This is the most romantic book I have read in a long time. Maybe ever.
It’s also the sexiest. Hubba, hubba.
I’m a little embarrassed to admit just how much it all held my attention. I found myself both anxious to turn the page to find out what happened next and reluctant to move on because what was written was so intense I didn’t want to leave it. How many books make you want to read them both quickly and slowly at the same time?
Once it’s gone, once it’s happened, once it’s been read, you can’t go back, you can’t read it again for the first time.
Which is one thing Call Me By Your Name by Andre Aciman gets very right about the passion and longing of first love.
Call Me By Your Name is about Elio, the precocious 17-year-old son of university professors who lend out their home each summer to a promising post-graduate. One summer in the mid-1980’s, Oliver, a dashing American post-doc working on a book about Heraclitus arrives and immediately becomes Elio’s obsession, his first with a man.

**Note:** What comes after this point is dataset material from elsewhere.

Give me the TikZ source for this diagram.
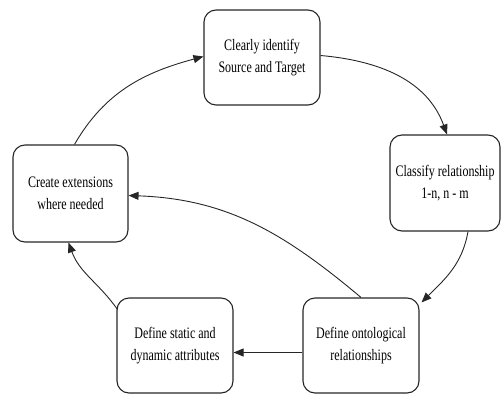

It’s not an unusual subject for literary fiction, a summer love affair on the Italian coast. It’s basically a cliché by now isn’t it, a cliche for the NPR set. Fans of E.M. Forster will feel right at home. But Mr. Aciman is willing to take his narrative to places Mr. Forster never could. You have been warned.
The events of the novel are not extraordinary, just the sorts of things one would do while staying the summer in a small Italian town: bicycle rides to the beach, nights at bookstore readings in the shop on the square, dinners with other guests. What moves the novel along, what makes the reader both want to turn the page and to stay on the page is the novel’s emotional intensity, the longing Elio feels for Oliver, the intensity of their contact when it finally comes, even the briefest kiss had me gripping the pages like I imagine fans of Romance novels do when they get to the good parts.
While there are several very erotic scenes, the bit with the peach will live in infamy, the moments that stayed with both Elio and with me were made intense by circumstances and by emotion. That kiss in Rome where Oliver pushed him against the wall of a side street and let their legs intertwine on their last night together. The first time Oliver’s bare foot touched Elio’s under the table at an afternoon lunch.
Sheesh.
Hubba, hubba, as they say.
I don’t think it spoils anything to discuss the ending; we all know how summer romances end, don’t we. Autumn comes. We separate and we grow older. Which is what happens here. No one has to die at the hands of a homophobe. One gets married. One has a romantic life that remains vague. There is some regret but no tragic betrayal, no intense rekindling of passion. Just two men who have grown older.
I loved it all. I’m a little sorry I stayed up so late reading it so quickly.
It’s my new favorite book.
You’ve sold me! Happily my library has this, with only a short waiting list.
Usually I give in and devour the book, and then reread it more slowly.